By age 40: Have 2x annual gross income in retirement savings (TFSA/RRSP)

By age 44: Have contributed enough to children's RESPs to have received the full Canada Education Savings Grant.

By age 45: Have 3x annual gross income in retirement savings (TFSA/RRSP)

By age 50: Have 5x annual gross income in retirement savings (TFSA/RRSP)

I would welcome any comments anybody has on these goals. Any suggestions for additions would be greatly appreciated.


----------



## ethos1

George said:


> By age 50: Have 5x annual gross income in retirement savings (TFSA/RRSP)
> 
> I would welcome any comments anybody has on these goals. Any suggestions for additions would be greatly appreciated.


George, on the assumption 55 is your retirement age, why do you feel or think that you will need 5x annual gross in retirement savings, just how did you decide or come up with that number?

interested to see comments from a 30-year old on this


----------



## George

The thought behind having 5x annual income saved is that it'll be enough cash to replace about 25% of my gross salary income.
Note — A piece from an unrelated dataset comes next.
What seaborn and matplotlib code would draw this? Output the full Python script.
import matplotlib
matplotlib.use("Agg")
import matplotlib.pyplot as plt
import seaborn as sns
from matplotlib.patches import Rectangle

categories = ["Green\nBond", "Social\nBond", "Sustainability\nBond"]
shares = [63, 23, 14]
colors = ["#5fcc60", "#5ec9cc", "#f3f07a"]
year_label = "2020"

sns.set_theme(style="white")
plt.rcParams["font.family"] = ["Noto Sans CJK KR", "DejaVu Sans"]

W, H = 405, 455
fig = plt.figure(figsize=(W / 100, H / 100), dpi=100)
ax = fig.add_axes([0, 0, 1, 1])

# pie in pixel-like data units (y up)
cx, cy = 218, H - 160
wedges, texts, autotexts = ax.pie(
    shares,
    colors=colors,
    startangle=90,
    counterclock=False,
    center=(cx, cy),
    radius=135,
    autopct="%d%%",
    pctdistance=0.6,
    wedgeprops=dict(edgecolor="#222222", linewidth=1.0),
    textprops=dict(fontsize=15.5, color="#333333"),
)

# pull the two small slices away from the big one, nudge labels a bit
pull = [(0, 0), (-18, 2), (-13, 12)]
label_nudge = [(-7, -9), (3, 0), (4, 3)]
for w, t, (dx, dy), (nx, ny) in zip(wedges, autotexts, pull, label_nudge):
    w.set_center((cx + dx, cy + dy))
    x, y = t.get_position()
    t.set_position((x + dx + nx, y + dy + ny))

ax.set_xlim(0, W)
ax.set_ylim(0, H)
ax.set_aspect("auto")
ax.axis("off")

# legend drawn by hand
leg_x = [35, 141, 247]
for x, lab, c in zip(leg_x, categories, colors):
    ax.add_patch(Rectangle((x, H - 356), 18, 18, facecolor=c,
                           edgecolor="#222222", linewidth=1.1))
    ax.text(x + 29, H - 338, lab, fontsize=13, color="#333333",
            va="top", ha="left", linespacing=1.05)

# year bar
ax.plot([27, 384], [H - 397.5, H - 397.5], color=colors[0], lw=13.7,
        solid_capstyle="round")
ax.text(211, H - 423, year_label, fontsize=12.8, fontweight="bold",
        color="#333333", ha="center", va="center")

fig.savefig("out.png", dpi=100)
Combined with a reduced pension at age 50, it'll be enough for a replacement ratio of 65-70%. 

It's actually a fair bit higher than what I think will be needed, but I like the idea of shooting high...


----------



## moneymusing

And don't forget that juicy severance pay at retirement as well


----------



## George

Woohoo! The emergency fund of 6mos of expenses has been established. Time to move toward an early payoff of the mortgage...

I'm using a spreadsheet from Vertex42.com to do the mortgage math: (http://www.vertex42.com/Calculators/Canadian-mortgage.html

I highly recommend it - it's the most flexible tool I've found to calculate the effect of prepayments, especially if the prepayments are irregular.


----------



## Ben

George said:


> I'm using a spreadsheet from Vertex42.com to do the mortgage math: (http://www.vertex42.com/Calculators/Canadian-mortgage.html
> 
> I highly recommend it - it's the most flexible tool I've found to calculate the effect of prepayments, especially if the prepayments are irregular.
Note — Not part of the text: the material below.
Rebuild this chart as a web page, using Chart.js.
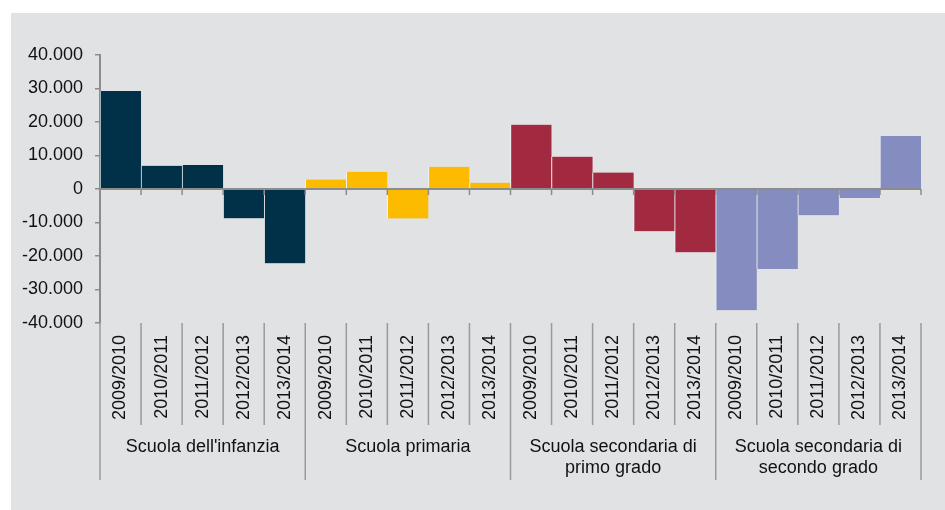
<!DOCTYPE html>
<html>
<head>
<meta charset="utf-8">
<script src="https://cdn.jsdelivr.net/npm/chart.js@4.4.1/dist/chart.umd.min.js"></script>
<style>
  html, body { margin: 0; padding: 0; background: #fff; }
  #panel { position: absolute; left: 11px; top: 13px; width: 934px; height: 497px; background: #e1e2e4; }
  #chart { position: absolute; left: 0; top: 0; }
</style>
</head>
<body>
<div id="panel"></div>
<canvas id="chart" width="945" height="510"></canvas>
<script>
// ── DATA ──────────────────────────────
const years = ['2009/2010', '2010/2011', '2011/2012', '2012/2013', '2013/2014'];
const groups = [
  "Scuola dell'infanzia",
  'Scuola primaria',
  ['Scuola secondaria di', 'primo grado'],
  ['Scuola secondaria di', 'secondo grado'],
];
const infanzia   = [29250, 6950, 7150, -8750, -22200];
const primaria   = [2800, 5150, -8800, 6650, 1900];
const primoGrado = [19200, 9650, 4900, -12600, -18900];
const secondoGrado = [-36200, -23900, -7800, -2700, 15800];

const yTicks = { min: -40000, max: 40000, step: 10000 };

const COLORS = ['#003149', '#FDBB00', '#A22A40', '#848CC0'];
const AXIS_GREY = '#8c8c8c';

// ── BUILD ─────────────────────────────
const series = [infanzia, primaria, primoGrado, secondoGrado];
const labels = series.flatMap(() => years);
const values = series.flat();
const barColors = series.flatMap((s, g) => s.map(() => COLORS[g]));
const groupLabels = series.flatMap((s, g) => s.map((_, i) => i === 2 ? groups[g] : ''));

function formatIt(v) {
  const s = Math.abs(v).toString().replace(/\B(?=(\d{3})+(?!\d))/g, '.');
  return (v < 0 ? '-' : '') + s;
}

// zero line, ticks on it, and category separators below the plot
const axisDecor = {
  id: 'axisDecor',
  afterDatasetsDraw(chart) {
    const { ctx, chartArea } = chart;
    const x = chart.scales.x, y = chart.scales.y;
    const y0 = y.getPixelForValue(0);
    const step = x.getPixelForValue(1) - x.getPixelForValue(0);
    ctx.save();
    ctx.strokeStyle = AXIS_GREY;
    ctx.lineWidth = 2;
    ctx.beginPath();
    ctx.moveTo(chartArea.left, y0);
    ctx.lineTo(chartArea.right, y0);
    ctx.stroke();
    ctx.lineWidth = 1.5;
    for (let i = 0; i <= labels.length; i++) {
      const bx = x.getPixelForValue(0) - step / 2 + i * step;
      ctx.beginPath();
      ctx.moveTo(bx, y0);
      ctx.lineTo(bx, y0 + 6);
      ctx.stroke();
    }
    ctx.restore();
  },
  afterDraw(chart) {
    const { ctx, chartArea } = chart;
    const x = chart.scales.x;
    const step = x.getPixelForValue(1) - x.getPixelForValue(0);
    ctx.save();
    ctx.strokeStyle = '#9a9a9a';
    ctx.lineWidth = 1.5;
    for (let i = 0; i <= labels.length; i++) {
      const bx = x.getPixelForValue(0) - step / 2 + i * step;
      const len = i % years.length === 0 ? 157 : 102;
      ctx.beginPath();
      ctx.moveTo(bx, chartArea.bottom);
      ctx.lineTo(bx, chartArea.bottom + len);
      ctx.stroke();
    }
    ctx.restore();
  },
};

Chart.defaults.font.family = '"Liberation Sans", Arial, sans-serif';
Chart.defaults.font.size = 18;
Chart.defaults.color = '#111';

new Chart(document.getElementById('chart'), {
  type: 'bar',
  data: {
    labels,
    datasets: [{
      data: values,
      backgroundColor: barColors,
      borderColor: '#f2f2f2',
      borderWidth: { left: 1, right: 0, top: 0, bottom: 0 },
      borderSkipped: false,
      barPercentage: 1,
      categoryPercentage: 1,
    }],
  },
  options: {
    responsive: false,
    animation: false,
    layout: { padding: { left: 0, right: 24, top: 55, bottom: 27 } },
    plugins: { legend: { display: false }, tooltip: { enabled: false } },
    scales: {
      y: {
        min: yTicks.min,
        max: yTicks.max,
        afterFit: s => { s.width = 100; },
        ticks: { stepSize: yTicks.step, padding: 12, callback: v => formatIt(v) },
        grid: { drawOnChartArea: false, tickLength: 5, color: AXIS_GREY, lineWidth: 1.5 },
        border: { color: AXIS_GREY, width: 2 },
      },
      x: {
        afterFit: s => { s.height = 100; },
        ticks: { autoSkip: false, maxRotation: 90, minRotation: 90, padding: 12 },
        grid: { display: false, drawTicks: false },
        border: { display: false },
      },
      xg: {
        type: 'category',
        position: 'bottom',
        labels: groupLabels,
        offset: true,
        afterFit: s => { s.height = 60; },
        ticks: { autoSkip: false, maxRotation: 0, minRotation: 0, padding: 14,
                 font: { lineHeight: 1.14 } },
        grid: { display: false, drawTicks: false },
        border: { display: false },
      },
    },
  },
  plugins: [axisDecor],
});
</script>
</body>
</html>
That's a good spreadsheet - I use it as well, for some functionalities. As a point of interest, it doesn't seem quite to match up to the penny with the amount I pay on my mortgage. Have you found this to be true?
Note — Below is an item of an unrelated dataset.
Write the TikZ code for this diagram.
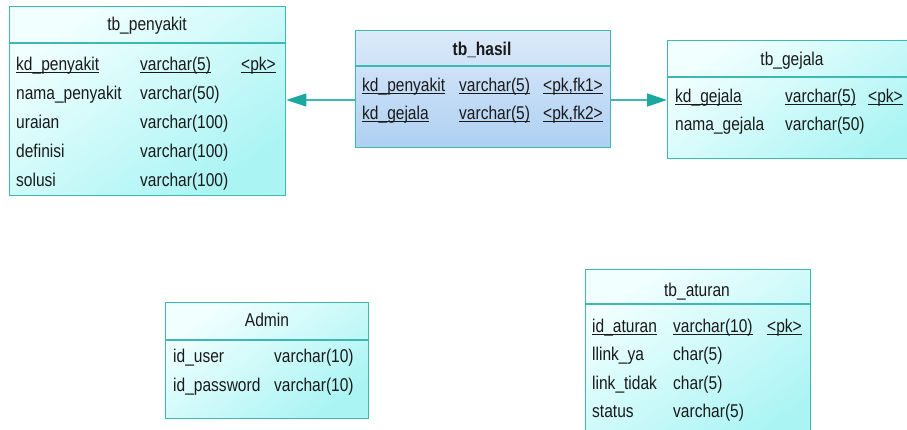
\documentclass[tikz,border=0pt]{standalone}
\usepackage{fontspec}
\setmainfont[FakeStretch=0.84]{Liberation Sans}
\usetikzlibrary{arrows.meta}
\definecolor{tealb}{HTML}{3DB9B2}
\definecolor{teala}{HTML}{1BA89F}
\definecolor{cyl}{HTML}{F2FFFF}
\definecolor{cyd}{HTML}{AAF4F4}
\definecolor{bll}{HTML}{DCEAFA}
\definecolor{bld}{HTML}{AED0F2}
\definecolor{txtc}{HTML}{1A1A1A}
\newcommand\uln[1]{\setbox0=\hbox{#1}\rlap{\rule[-2.8pt]{\wd0}{0.9pt}}\box0}
\begin{document}
\begin{tikzpicture}[x=1pt,y=-1pt,
  tbl/.style={draw=tealb, line width=1.4pt, rectangle, inner sep=0pt, anchor=north west,
    top color=cyl, bottom color=cyd, shading angle=35},
  tblb/.style={tbl, top color=bll, bottom color=bld},
  sepl/.style={draw=tealb, line width=1.4pt},
  txt/.style={anchor=base west, inner sep=0pt, font=\fontsize{18.5}{20}\selectfont, text=txtc},
  ttl/.style={anchor=base, inner sep=0pt, font=\fontsize{18.5}{20}\selectfont, text=txtc},
  fk/.style={draw=tealb, line width=1.3pt, -{Triangle[length=20pt,width=13pt,fill=teala,color=teala]}}
]
\clip (0,0) rectangle (907,429);
\fill[white] (0,0) rectangle (907,429);

% tb_penyakit
\node[tbl, minimum width=276pt, minimum height=189pt] (pen) at (9,6) {};
\draw[sepl] (pen.west |- 0,43) -- (pen.east |- 0,43);
\node[ttl] (pent) at (147,30) {tb\_penyakit};
\node[txt] (pen1a) at (16,70) {\uln{kd\_penyakit}};
\node[txt] (pen1b) at (140,70) {\uln{varchar(5)}};
\node[txt] (pen1c) at (241,70) {\uln{<pk>}};
\node[txt] (pen2a) at (16,99) {nama\_penyakit};
\node[txt] (pen2b) at (140,99) {varchar(50)};
\node[txt] (pen3a) at (16,128) {uraian};
\node[txt] (pen3b) at (140,128) {varchar(100)};
\node[txt] (pen4a) at (16,157) {definisi};
\node[txt] (pen4b) at (140,157) {varchar(100)};
\node[txt] (pen5a) at (16,186) {solusi};
\node[txt] (pen5b) at (140,186) {varchar(100)};

% tb_hasil
\node[tblb, minimum width=255pt, minimum height=117pt] (has) at (355,30) {};
\draw[sepl] (has.west |- 0,66) -- (has.east |- 0,66);
\node[ttl, font=\fontsize{18.5}{20}\selectfont\bfseries] (hast) at (482,55) {tb\_hasil};
\node[txt] (has1a) at (362,91) {\uln{kd\_penyakit}};
\node[txt] (has1b) at (459,91) {\uln{varchar(5)}};
\node[txt] (has1c) at (543,91) {\uln{<pk,fk1>}};
\node[txt] (has2a) at (362,119) {\uln{kd\_gejala}};
\node[txt] (has2b) at (459,119) {\uln{varchar(5)}};
\node[txt] (has2c) at (543,119) {\uln{<pk,fk2>}};

% tb_gejala
\node[tbl, minimum width=260pt, minimum height=118pt] (gej) at (667,40) {};
\draw[sepl] (gej.west |- 0,77) -- (gej.east |- 0,77);
\node[ttl] (gejt) at (792,65) {tb\_gejala};
\node[txt] (gej1a) at (675,102) {\uln{kd\_gejala}};
\node[txt] (gej1b) at (785,102) {\uln{varchar(5)}};
\node[txt] (gej1c) at (868,102) {\uln{<pk>}};
\node[txt] (gej2a) at (675,130) {nama\_gejala};
\node[txt] (gej2b) at (785,130) {varchar(50)};

% Admin
\node[tbl, minimum width=203pt, minimum height=116pt] (adm) at (165,302) {};
\draw[sepl] (adm.west |- 0,340) -- (adm.east |- 0,340);
\node[ttl] (admt) at (267,326) {Admin};
\node[txt] (adm1a) at (173,362) {id\_user};
\node[txt] (adm1b) at (274,362) {varchar(10)};
\node[txt] (adm2a) at (173,391) {id\_password};
\node[txt] (adm2b) at (274,391) {varchar(10)};

% tb_aturan
\node[tbl, minimum width=225pt, minimum height=180pt] (atu) at (585,269) {};
\draw[sepl] (atu.west |- 0,304) -- (atu.east |- 0,304);
\node[ttl] (atut) at (697,296) {tb\_aturan};
\node[txt] (atu1a) at (592,332) {\uln{id\_aturan}};
\node[txt] (atu1b) at (673,332) {\uln{varchar(10)}};
\node[txt] (atu1c) at (767,332) {\uln{<pk>}};
\node[txt] (atu2a) at (592,360) {llink\_ya};
\node[txt] (atu2b) at (673,360) {char(5)};
\node[txt] (atu3a) at (592,389) {link\_tidak};
\node[txt] (atu3b) at (673,389) {char(5)};
\node[txt] (atu4a) at (592,417) {status};
\node[txt] (atu4b) at (673,417) {varchar(5)};

% references
\draw[fk] (has.west |- 0,100) -- (pen.east |- 0,100);
\draw[fk] (has.east |- 0,100) -- (gej.west |- 0,100);
\end{tikzpicture}
\end{document}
I've not had to motivation to figure out why it does not quite line up. The difference is trivial, but seems to be present.

I have another simpler spreadsheet that I use most often, and it does match my mortgage payments.


----------



## George

Ben said:


> That's a good spreadsheet - I use it as well, for some functionalities. As a point of interest, it doesn't seem quite to match up to the penny with the amount I pay on my mortgage. Have you found this to be true?
> 
> I've not had to motivation to figure out why it does not quite line up. The difference is trivial, but seems to be present.
> 
> I have another simpler spreadsheet that I use most often, and it does match my mortgage payments.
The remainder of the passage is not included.